At first thought, I really wanted the ash, because that's the closest to what I remembered from my childhood. But, on second thought, I realized that I was the master of my own destiny. I could pick any color in the world that I wanted, as long as it was white, ivory, ash, or red.
Oh, red. It came to me in a rush. What better way to proclaim my rebellion against technology with a phone that serves one purpose only than with a bright, bold red?
Plus, it matches my red Swingline stapler.
And it came in today.
Ants!
"I think we have an ant problem," my roommate said to me over the phone.
"What do you mean? There's no open food in the kitchen," I replied.
"I don't know where the little bastards are going or where they're coming from. I've tried to track them, but the trail just ends. I think they're in the wall," he said.
Great. Just great, I thought. He moves in a few days before me and already has the place so trashed that there are ants everywhere. That's why we left our other apartment. One of our other roommates would leave the place filthy.
Before I left for the summer, I went shopping for nonperishable, sealed foods. The theory being that when I returned, I would already have some of my grocery shopping done.
I moved in, and the apartment was surprisingly clean. Surprisingly clean for the ant problem that we were having, that is.
I proceeded to put away everything that I had brought up, which is quite a new idea for me.
This year, I'm trying, as the old adage goes, to have a place for everything, and everything in its place.
I had been watching a bit of television, fussing around the room getting things in order and hooking up all of my electronics and running cords. Finally, after all of the dust settled both figuratively and literally, I decided it was time for bed. And what better to do right before bed then have a nice big cup of tea?
I was pretty tired by this point. I poured a cup of water into my Hot Shot water heater, and hit the heat button. Next, I walked over to my closet to grab a teabag out of my pantry. I pulled the box of Celestial Seasonings Sleepytime tea forward to look behind it for another tea, and saw a few ants run away.
Great.
"Well, it's only a few ants," I thought to myself. "I'll deal with that tomorrow."
Riiiight.
I picked up the box of tea, and there were more ants under it. "This is getting better by the second," I thought. So much for a relaxing cup of tea and a good night's sleep.
I moved another box of tea (of which I have a quite extensive collection) and found a pile of something that looked like sawdust. These were small sugar ants, not termites, so I knew there was a pretty good chance it wasn't sawdust.
"What food do I have that looks like that?" I mused to myself.
Turns out almost every food in my pantry had at least one component that looked like sawdust. Turns out it was my Organic Brown Sugar and Maple Syrup Toaster Pastries. Completely sealed, mind you, but apparently the ants saw it fit to gnaw a hole through the wrapper to get to the sugary goodness on the interior.
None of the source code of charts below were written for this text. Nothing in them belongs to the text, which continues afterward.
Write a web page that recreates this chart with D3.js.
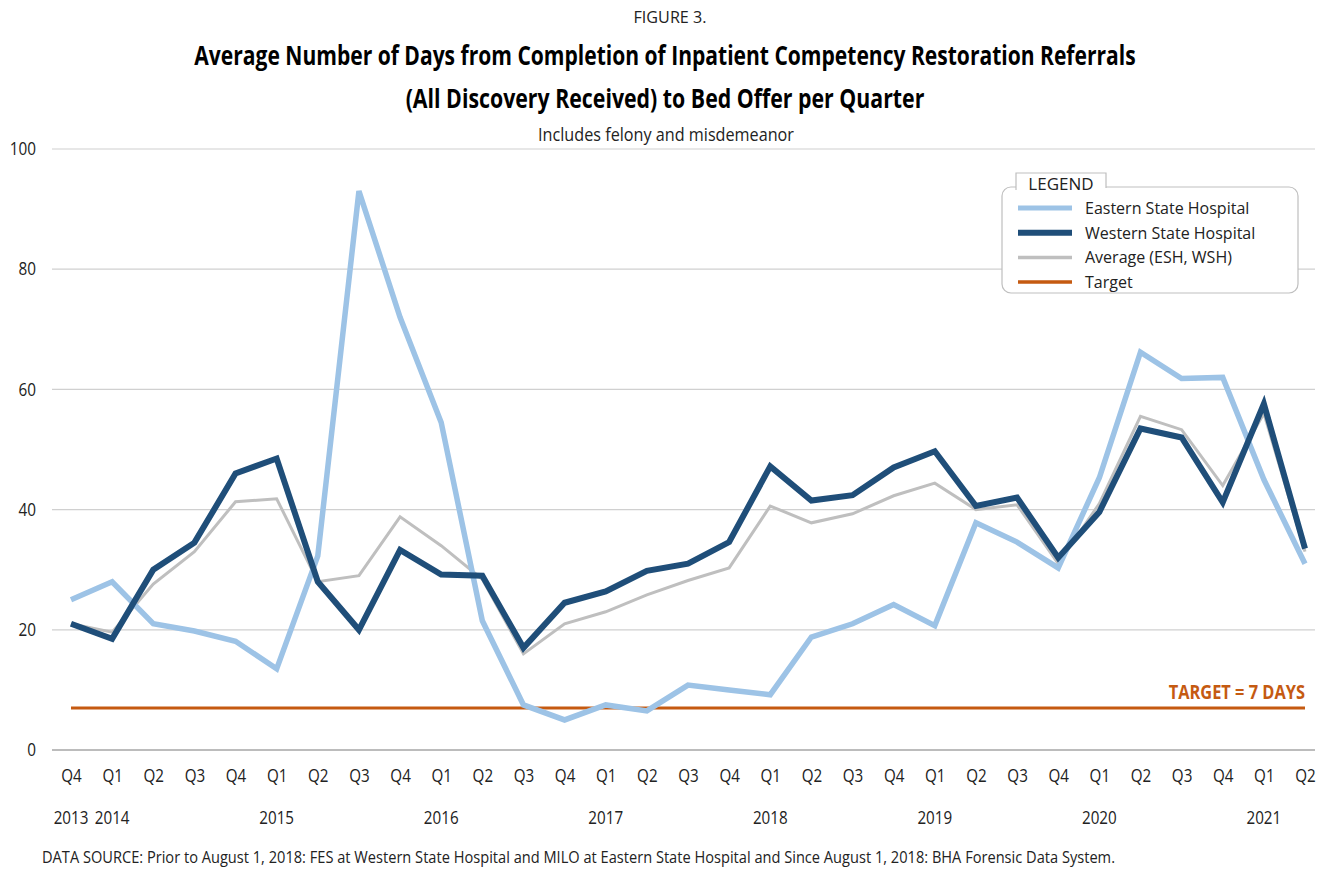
<!DOCTYPE html>
<html>
<head>
<meta charset="utf-8">
<script src="https://cdn.jsdelivr.net/npm/d3@7"></script>
<style>
  body { margin: 0; background: #fff; }
  svg text { font-family: "Open Sans", sans-serif; fill: #222; }
</style>
</head>
<body>
<div id="chart"></div>
<script>
// quarters from Q4 2013 to Q2 2021
const quarters = ["Q4","Q1","Q2","Q3","Q4","Q1","Q2","Q3","Q4","Q1","Q2","Q3","Q4","Q1","Q2","Q3",
                  "Q4","Q1","Q2","Q3","Q4","Q1","Q2","Q3","Q4","Q1","Q2","Q3","Q4","Q1","Q2"];
const years = ["2013","2014","","","","2015","","","","2016","","","","2017","","",
               "","2018","","","","2019","","","","2020","","","","2021",""];

const eastern = [25, 28, 21, 19.8, 18.1, 13.5, 32.3, 93, 72, 54.5, 21.5, 7.5, 5, 7.5, 6.5, 10.8,
                 10, 9.2, 18.8, 21, 24.2, 20.7, 37.8, 34.6, 30.3, 45.3, 66.2, 61.8, 62, 45, 31];
const western = [21, 18.5, 30, 34.5, 46, 48.5, 28, 20, 33.3, 29.2, 29, 17, 24.5, 26.4, 29.8, 31,
                 34.6, 47.2, 41.5, 42.4, 47, 49.7, 40.6, 42, 32, 39.6, 53.5, 52, 41.2, 57.6, 33.5];
const average = [21, 19.6, 27.6, 33, 41.3, 41.8, 28, 29, 38.8, 34, 28.4, 16, 21, 23, 25.8, 28.2,
                 30.3, 40.6, 37.8, 39.3, 42.3, 44.4, 40, 40.8, 31, 41, 55.5, 53.3, 44, 56, 33];
const target = 7;
const yTicks = [0, 20, 40, 60, 80, 100];

const width = 1330, height = 871;
const margin = { top: 149, bottom: 121, left: 71, right: 25 };
const narrow = 'scale(0.8,1)';

const svg = d3.select('#chart')
    .append('svg')
    .attr('width', width)
    .attr('height', height);

const x = d3.scalePoint()
    .domain(d3.range(quarters.length))
    .range([margin.left, width - margin.right]);

const y = d3.scaleLinear()
    .domain([0, 100])
    .range([height - margin.bottom, margin.top]);

// titles (condensed by a horizontal scale around their anchor)
let addText = (txt, cx, cy, size, weight, sx, anchor) => {
    svg.append('g')
        .attr('transform', `translate(${cx},${cy}) scale(${sx},1)`)
        .append('text')
        .attr('text-anchor', anchor || 'middle')
        .style('font-size', size + 'px')
        .style('font-weight', weight)
        .style('fill', weight === 'bold' ? '#000' : '#222')
        .text(txt);
};
addText('FIGURE 3.', 670, 23, 17, 'normal', 0.95);
addText('Average Number of Days from Completion of Inpatient Competency Restoration Referrals', 665, 65, 26, 'bold', 0.81);
addText('(All Discovery Received) to Bed Offer per Quarter', 665, 108, 26, 'bold', 0.82);
addText('Includes felony and misdemeanor', 666, 141, 18, 'normal', 0.9);

// gridlines
svg.append('g')
    .selectAll('line')
    .data(yTicks)
    .join('line')
    .attr('x1', 52).attr('x2', 1315)
    .attr('y1', d => y(d)).attr('y2', d => y(d))
    .attr('stroke', d => d === 0 ? '#a6a6a6' : '#d0d0d0')
    .attr('stroke-width', d => d === 0 ? 1.5 : 1.2);

// y axis labels
function yAxis(g) {
    g.attr('transform', 'translate(36,0)')
     .call(d3.axisLeft(y).tickValues(yTicks).tickSize(0).tickPadding(0))
     .call(g => g.select('.domain').remove())
     .attr('font-family', null)
     .attr('font-size', '18px');
    g.selectAll('text').attr('transform', 'scale(0.85,1)');
}
svg.append('g').call(yAxis);

// x axis labels (quarter row and year row)
function xAxis(g) {
    g.attr('transform', `translate(0,${y(0) + 19})`)
     .call(d3.axisBottom(x).tickFormat(i => quarters[i]).tickSize(0).tickPadding(0))
     .call(g => g.select('.domain').remove())
     .attr('font-family', null)
     .attr('font-size', '19px');
    g.selectAll('text').attr('transform', narrow);
}
svg.append('g').call(xAxis);

svg.append('g')
    .selectAll('g')
    .data(years)
    .join('g')
    .attr('transform', (d, i) => `translate(${x(i)},${y(0) + 74}) ${narrow}`)
    .append('text')
    .attr('text-anchor', 'middle')
    .style('font-size', '19px')
    .text(d => d);

// target line
svg.append('line')
    .attr('x1', x(0)).attr('x2', x(quarters.length - 1))
    .attr('y1', y(target)).attr('y2', y(target))
    .attr('stroke', '#C55A11').attr('stroke-width', 3);
svg.append('g')
    .attr('transform', `translate(${x(quarters.length - 1)},${y(target) - 9}) scale(0.82,1)`)
    .append('text')
    .attr('text-anchor', 'end')
    .style('font-size', '20px').style('font-weight', 'bold').style('fill', '#C55A11')
    .text('TARGET = 7 DAYS');

// series
const line = d3.line()
    .x((d, i) => x(i))
    .y(d => y(d));

const series = [
    { name: 'Average (ESH, WSH)', values: average, color: '#BFBFBF', w: 3 },
    { name: 'Eastern State Hospital', values: eastern, color: '#9DC3E6', w: 5.5 },
    { name: 'Western State Hospital', values: western, color: '#1F4E79', w: 6 }
];

svg.append('g')
    .selectAll('path')
    .data(series)
    .join('path')
    .attr('d', d => line(d.values))
    .attr('fill', 'none')
    .attr('stroke', d => d.color)
    .attr('stroke-width', d => d.w)
    .attr('stroke-linejoin', 'miter');

// legend
const legendItems = [
    { name: 'Eastern State Hospital', color: '#9DC3E6', w: 5 },
    { name: 'Western State Hospital', color: '#1F4E79', w: 6 },
    { name: 'Average (ESH, WSH)', color: '#BFBFBF', w: 3.5 },
    { name: 'Target', color: '#C55A11', w: 3.5 }
];
const legend = svg.append('g');
legend.append('rect')
    .attr('x', 1002).attr('y', 187).attr('width', 296).attr('height', 106)
    .attr('rx', 9).attr('fill', '#fff').attr('stroke', '#bfbfbf').attr('stroke-width', 1.2);
legend.append('path')
    .attr('d', 'M1016,190 L1016,173 L1106,173 L1106,188')
    .attr('fill', '#fff').attr('stroke', '#bfbfbf').attr('stroke-width', 1.2);
legend.append('rect')
    .attr('x', 1017).attr('y', 174).attr('width', 88).attr('height', 16).attr('fill', '#fff');
legend.append('text')
    .attr('x', 1061).attr('y', 190).attr('text-anchor', 'middle')
    .style('font-size', '17px').text('LEGEND');

const rows = legend.selectAll('g.row')
    .data(legendItems)
    .join('g')
    .attr('class', 'row')
    .attr('transform', (d, i) => `translate(0,${208 + i * 24.7})`);
rows.append('line')
    .attr('x1', 1018).attr('x2', 1072)
    .attr('stroke', d => d.color).attr('stroke-width', d => d.w);
rows.append('text')
    .attr('x', 1085).attr('y', 6)
    .style('font-size', '16px')
    .text(d => d.name);

// source
addText('DATA SOURCE: Prior to August 1, 2018: FES at Western State Hospital and MILO at Eastern State Hospital and Since August 1, 2018: BHA Forensic Data System.',
    42, 863, 17, 'normal', 0.86, 'start');
</script>
</body>
</html>
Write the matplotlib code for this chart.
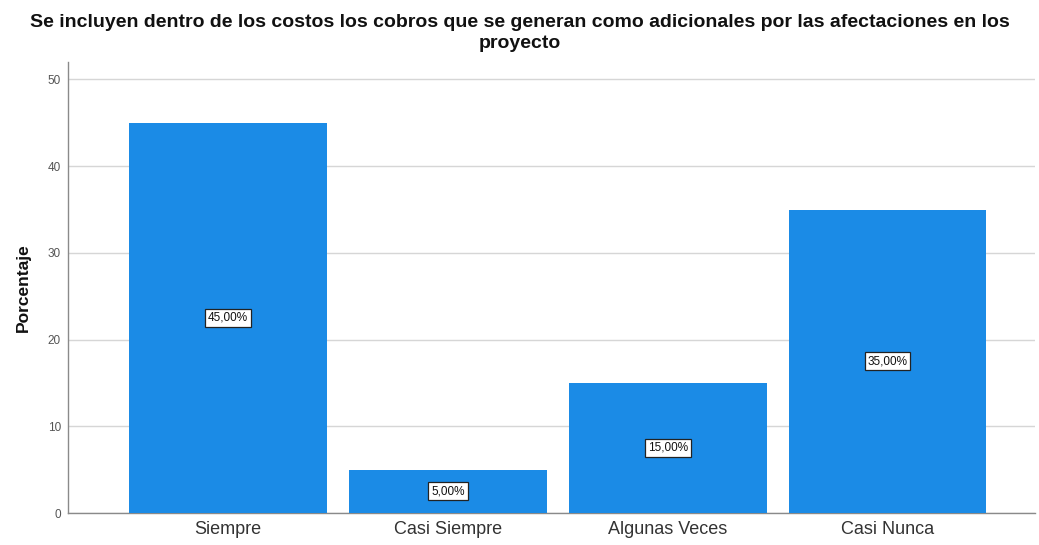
import matplotlib.pyplot as plt

categories = ["Siempre", "Casi Siempre", "Algunas Veces", "Casi Nunca"]
percentages = [45.0, 5.0, 15.0, 35.0]
yticks = [0, 10, 20, 30, 40, 50]

plt.rcParams['font.family'] = ['Liberation Sans', 'DejaVu Sans']

fig = plt.figure(figsize=(10.39, 5.45), dpi=100)
ax = fig.add_axes([0.0654, 0.0587, 0.9306, 0.8273])

x = list(range(len(categories)))
bars = ax.bar(x, percentages, width=0.9, color="#1b8be6", zorder=3)

for xi, v in zip(x, percentages):
    ax.text(xi, v / 2, f"{v:.2f}%".replace(".", ","), ha="center", va="center",
            fontsize=8.5, color="#111111", zorder=4,
            bbox=dict(boxstyle="square,pad=0.25", facecolor="white",
                      edgecolor="#222222", linewidth=0.9))

ax.set_xlim(-0.728, 3.67)
ax.set_ylim(0, 52)
ax.set_xticks(x)
ax.set_xticklabels(categories, fontsize=13, color="#333333")
ax.set_yticks(yticks)
ax.set_yticklabels([str(t) for t in yticks], fontsize=8.5, color="#555555")
ax.tick_params(axis="x", length=0, pad=6)
ax.tick_params(axis="y", length=0, pad=5)

ax.yaxis.grid(True, color="#d6d6d6", linewidth=1.0, zorder=0)
ax.set_axisbelow(True)
for side in ("top", "right"):
    ax.spines[side].set_visible(False)
for side in ("left", "bottom"):
    ax.spines[side].set_color("#8a8a8a")
    ax.spines[side].set_linewidth(1.0)

ax.set_ylabel("Porcentaje", fontsize=12.5, fontweight="bold", color="#111111", labelpad=12)

fig.suptitle("Se incluyen dentro de los costos los cobros que se generan como adicionales por las afectaciones en los\nproyecto",
             x=0.5, y=0.975, fontsize=14, fontweight="bold", color="#111111",
             linespacing=1.3, va="top")

fig.savefig("out.png", dpi=100)
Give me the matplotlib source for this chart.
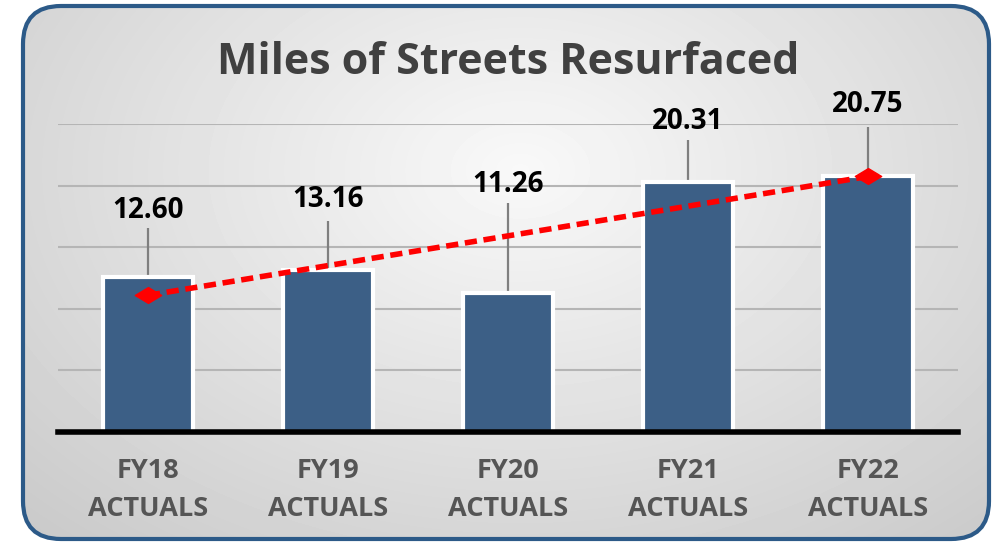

With my roommate manning the vacuum cleaner switch and me at the hose, we methodically swept the whole cabinet for ants, vacuuming up their piles of toaster pastry and as many of them as we could find.
Suffice it to say at the end of this ordeal:
a) I was no longer tired
b) my room looks like a train wreck
Great. Looks like I know what I'm going to be doing tonight, but at least I can end it with a nice, relaxing cup of tea.